Charts and diagrams as code:
==========

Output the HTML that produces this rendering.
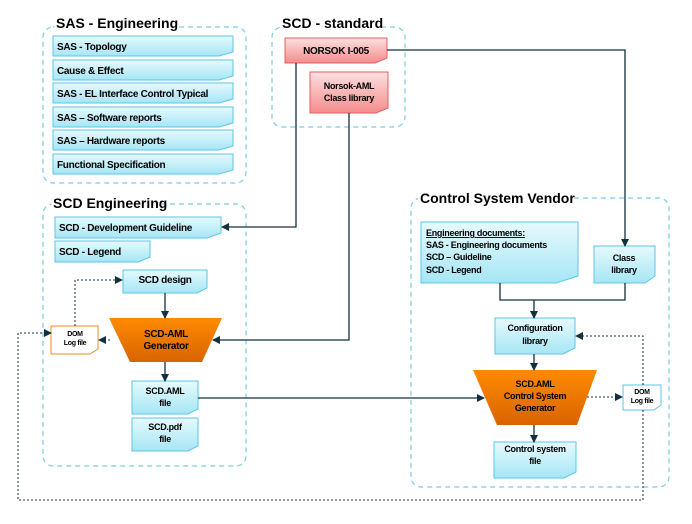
<!DOCTYPE html>
<html><head><meta charset="utf-8"><style>
body{margin:0;background:#fff}
svg text{font-family:"Liberation Sans",sans-serif;font-weight:bold;fill:#000}
</style></head><body>
<svg width="692" height="519" viewBox="0 0 692 519" xmlns="http://www.w3.org/2000/svg">
<defs>
<linearGradient id="cy" x1="0" y1="0" x2="0" y2="1"><stop offset="0" stop-color="#e6fafd"/><stop offset="1" stop-color="#a6e6f5"/></linearGradient>
<linearGradient id="rd" x1="0" y1="0" x2="0" y2="1"><stop offset="0" stop-color="#fde0e0"/><stop offset="1" stop-color="#f48c8c"/></linearGradient>
<linearGradient id="or" x1="0" y1="0" x2="0" y2="1"><stop offset="0" stop-color="#ff8a00"/><stop offset="1" stop-color="#d86400"/></linearGradient>
<marker id="a" markerWidth="8" markerHeight="8" refX="7" refY="4" orient="auto" markerUnits="userSpaceOnUse"><path d="M0,0 L8,4 L0,8z" fill="#13303f"/></marker>
</defs>
<g fill="none" stroke="#7ccbe6" stroke-width="1.2" stroke-dasharray="5,4">
<rect x="43" y="27" width="203" height="156" rx="10"/>
<rect x="272" y="27" width="133" height="100" rx="10"/>
<rect x="43" y="204" width="203" height="262" rx="10"/>
<rect x="411" y="198" width="258" height="289" rx="10"/>
</g>
<g fill="#fff">
<rect x="54" y="16" width="122" height="14"/><rect x="280" y="16" width="100" height="14"/>
<rect x="52" y="196" width="110" height="14"/><rect x="418" y="190" width="152" height="14"/>
</g>
<g font-size="14">
<text x="56" y="28">SAS - Engineering</text>
<text x="282" y="28">SCD - standard</text>
<text x="53" y="208">SCD Engineering</text>
<text x="420" y="203">Control System Vendor</text>
</g>
<!-- boxes -->
<g stroke="#5cc6e4" stroke-width="1" fill="url(#cy)">
<path d="M53,36h180v16l-14,4h-166z"/><path d="M53,60h180v16l-14,4h-166z"/>
<path d="M53,83h180v16l-14,4h-166z"/><path d="M53,107h180v16l-14,4h-166z"/>
<path d="M53,130h180v16l-14,4h-166z"/><path d="M53,154h180v16l-14,4h-166z"/>
<path d="M55,217h166v16l-14,5h-152z"/><path d="M55,241h95v16l-12,5h-83z"/>
<path d="M123,270h84v18l-10,5h-74z"/>
<path d="M132,381h66v28l-10,5h-56z"/><path d="M132,418h66v28l-10,5h-56z"/>
<path d="M421,222h157v54l-22,7h-135z"/><path d="M594,246h61v30l-10,7h-51z"/>
<path d="M495,318h80v30l-12,6h-68z"/><path d="M494,442h82v30l-12,6h-70z"/>
</g>
<g stroke="#e06060" fill="url(#rd)">
<path d="M285,38h102v20l-12,5h-90z"/><path d="M310,72h78v36l-12,5h-66z"/>
</g>
<path d="M51,326h47v23l-8,5h-39z" fill="#fff" stroke="#f08a20"/>
<path d="M623,385h38v20l-7,5h-31z" fill="#fff" stroke="#5cc6e4"/>
<path d="M109,318h113l-20,44h-72z" fill="url(#or)"/>
<path d="M473,370h124l-20,55h-80z" fill="url(#or)"/>
<!-- connectors -->
<g stroke="#13303f" stroke-width="1.3" fill="none">
<path d="M387,50H625V246" marker-end="url(#a)"/>
<path d="M296,63V227H222" marker-end="url(#a)"/>
<path d="M349,113V340H213" marker-end="url(#a)"/>
<path d="M500,283V300H625V283"/><path d="M534,300V318" marker-end="url(#a)"/>
<path d="M534,354V370" marker-end="url(#a)"/><path d="M534,425V442" marker-end="url(#a)"/>
<path d="M198,398H484" marker-end="url(#a)"/>
<path d="M165,293V318" marker-end="url(#a)"/><path d="M165,362V381" marker-end="url(#a)"/>
</g>
<g stroke="#13303f" stroke-width="1" fill="none" stroke-dasharray="2,2">
<path d="M110,340H99" marker-end="url(#a)"/>
<path d="M75,326V280H122" marker-end="url(#a)"/>
<path d="M587,397H622" marker-end="url(#a)"/>
<path d="M643,410V500H18V333H51" marker-end="url(#a)"/>
<path d="M643,385V336H576" marker-end="url(#a)"/>
</g>
<g font-size="10" letter-spacing="-0.3">
<text x="57" y="50">SAS - Topology</text><text x="57" y="74">Cause &amp; Effect</text>
<text x="57" y="97">SAS - EL Interface Control Typical</text><text x="57" y="121">SAS – Software reports</text>
<text x="57" y="144">SAS – Hardware reports</text><text x="57" y="168">Functional Specification</text>
<text x="59" y="231">SCD - Development Guideline</text><text x="59" y="255">SCD - Legend</text>
<text x="165" y="283" text-anchor="middle">SCD design</text>
<text x="336" y="54" text-anchor="middle">NORSOK I-005</text>
<text x="349" y="89" text-anchor="middle" font-size="9">Norsok-AML</text><text x="349" y="101" text-anchor="middle" font-size="9">Class library</text>
<text x="166" y="337" text-anchor="middle">SCD-AML</text><text x="166" y="349" text-anchor="middle">Generator</text>
<text x="165" y="394" text-anchor="middle" font-size="9">SCD.AML</text><text x="165" y="406" text-anchor="middle" font-size="9">file</text>
<text x="165" y="430" text-anchor="middle" font-size="9">SCD.pdf</text><text x="165" y="442" text-anchor="middle" font-size="9">file</text>
<text x="75" y="336" text-anchor="middle" font-size="7">DOM</text><text x="75" y="345" text-anchor="middle" font-size="7">Log file</text>
<text x="642" y="394" text-anchor="middle" font-size="7">DOM</text><text x="642" y="403" text-anchor="middle" font-size="7">Log file</text>
<g font-size="9"><text x="426" y="236" text-decoration="underline">Engineering documents:</text>
<text x="426" y="248">SAS - Engineering documents</text><text x="426" y="260">SCD – Guideline</text><text x="426" y="273">SCD - Legend</text>
<text x="624" y="261" text-anchor="middle">Class</text><text x="624" y="273" text-anchor="middle">library</text>
<text x="535" y="331" text-anchor="middle">Configuration</text><text x="535" y="344" text-anchor="middle">library</text>
<text x="535" y="387" text-anchor="middle">SCD.AML</text><text x="535" y="399" text-anchor="middle">Control System</text><text x="535" y="411" text-anchor="middle">Generator</text>
<text x="535" y="452" text-anchor="middle">Control system</text><text x="535" y="464" text-anchor="middle">file</text></g>
</g>
</svg>
</body></html>
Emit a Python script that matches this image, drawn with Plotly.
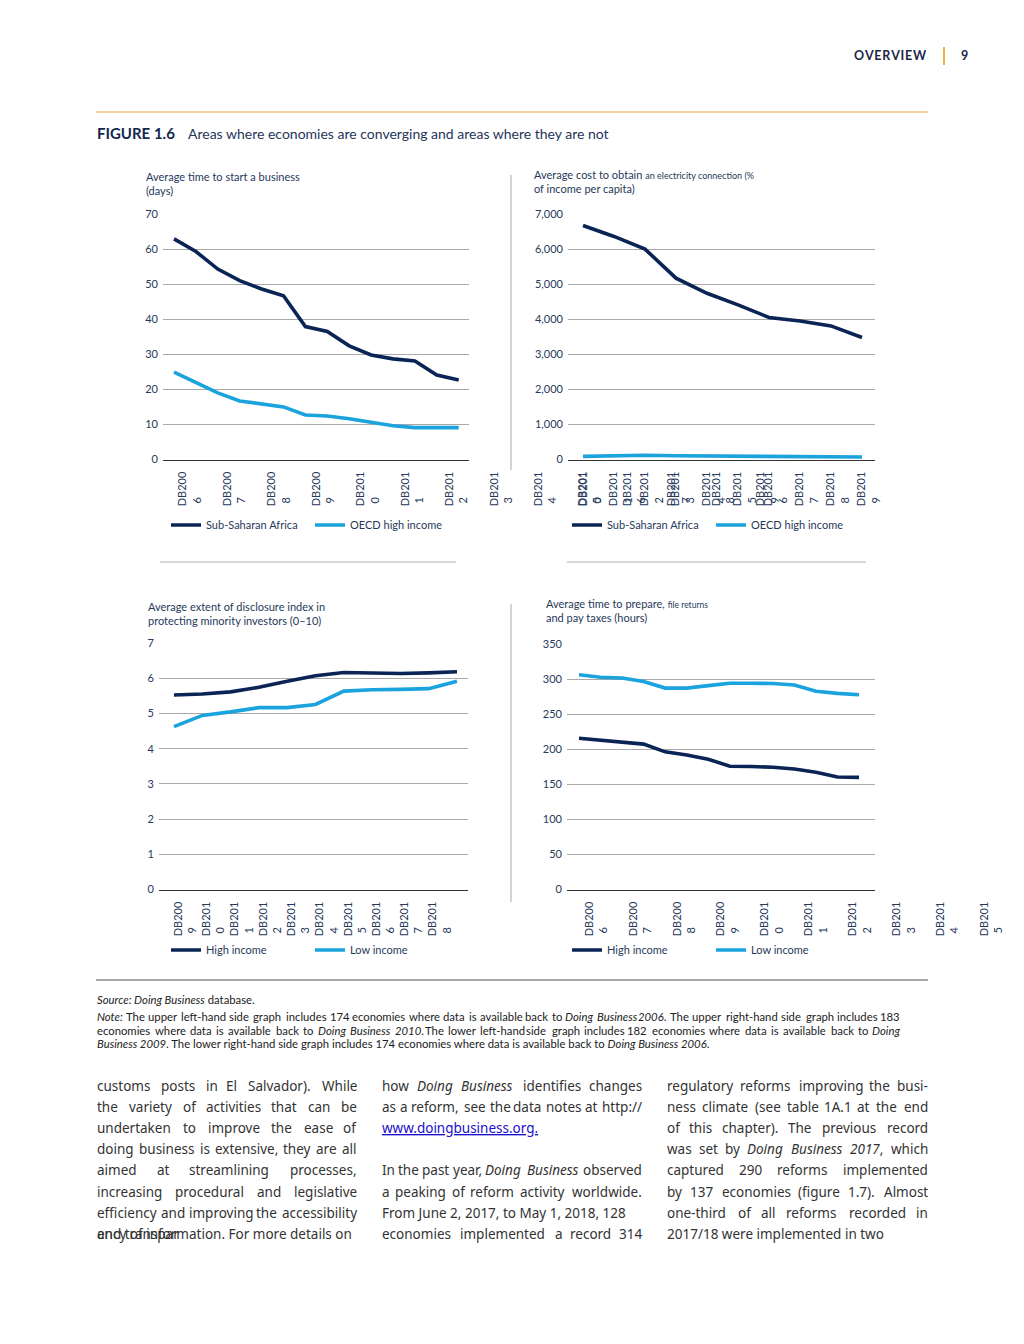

==========

**Required work:**
Consider the entries above and return each line with the string "that".

**Exercise result:**
Output the HTML that produces this rendering.
Emit a Python script that matches this image, drawn with Plotly.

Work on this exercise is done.